Powered by Blogger.

Saturday, April 17, 2021

Type of source control systems

0 comments

Source control system / Code version control 

Overview


Provide facility to track the changes over time and keep the history of every file We can rollback the changes if anything goes wrong 

The source control system is tailored for source code


Source Control is a fundamental enabler of continuous delivery because it provides us with a system where we can work in isolation where we can roll back to a known good state and because we can trust source control system to be the starting point that provides the single source of truth if it comes to getting the source code to build our runtime artifacts

It also starting point if continued delivery 


.

Type of source control systems 

Centralized and distributed 


Centralized:- 

In a centralized source control system, users access a master copy via a client typically their local machine will then hold a working copy of the project tree 

Changes in a working copy must be committed to the master repository before they are propagated to other users 

Distributed:-

In distributed model repositories act as a pier and users typically have a local repository with version history available in addition to their working copies.

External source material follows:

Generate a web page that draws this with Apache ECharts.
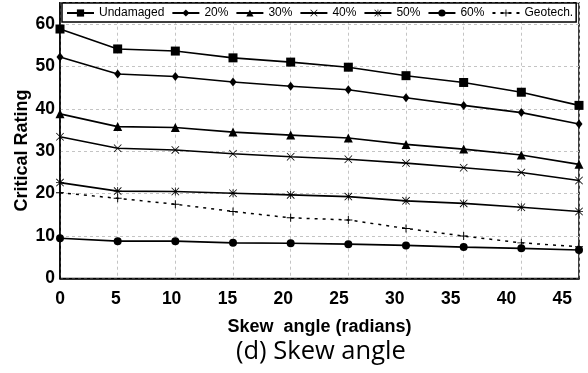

Centralized and distributed source control system Strengths and Use cases 

Strengths of the centralized source control system and use case


  1. They are very capable of handling very lard codebases, Microsoft itself using this system for a decade 

  2. In centralized SCS you can set very fine-grained permission levels since you need to get every file from the server you can control the permission on each file that comes from the server 

  3. You can also easily monitor the usage of the repository and that gives you insights into who’s changing what and why  

  4. If there are files that are hard to merge you can also apply the notion of exclusive locking meaning nobody else can work with that file until the other has released the lock 

This can prevent you from very nasty merge scenarios

 

So centralized source control system is best used when you have a very large codebase when you want fine-grained control over who can access which file in the system, and when you have file types that are hard to merge 




Strengths and use cases of  Distributed version control 


We have seen there is big shift toward distributed SCS, now when you say distributed version control system then there will be git or mercurial for the same




  1. The distributed source control system offers a complete offline experience your branch and merges locally you can rollback and you can do more or less any operation you want because it’s all done locally on your machine

Because you work locally. You will see that all operations are done extremely fast, which is by the way important reason people like distributed version control system

  1. Not only you can work locally you can also have the full history of the source with you so you can do a local lookup who made changes to the code a month ago without the need of connecting to a server 


  1. Cross-platform support is great for distributed source control system 

Almost any non-windows system comes out of the box with git tools installed 

When you use a tool like visual studio then git will also able be installed to go with it since git is less the source control system of choice 


  1. One thing that’s really great, but git specific is the ability to use a so-called pull request A pull request contains changes you would like to merge into another repository or branch 


  1. The pull request contains meta information and the option to go back and forth on the code review before you merge or decline, pull request are used heavily these days and provided you an easy way to get compliance in your system, if you guard your branch or repository with a pull request then you always have an extra pair of eyes before the code, is committed to the repository that gives you at least a four-eyes principle which is an important concept if it comes to mitigating risks.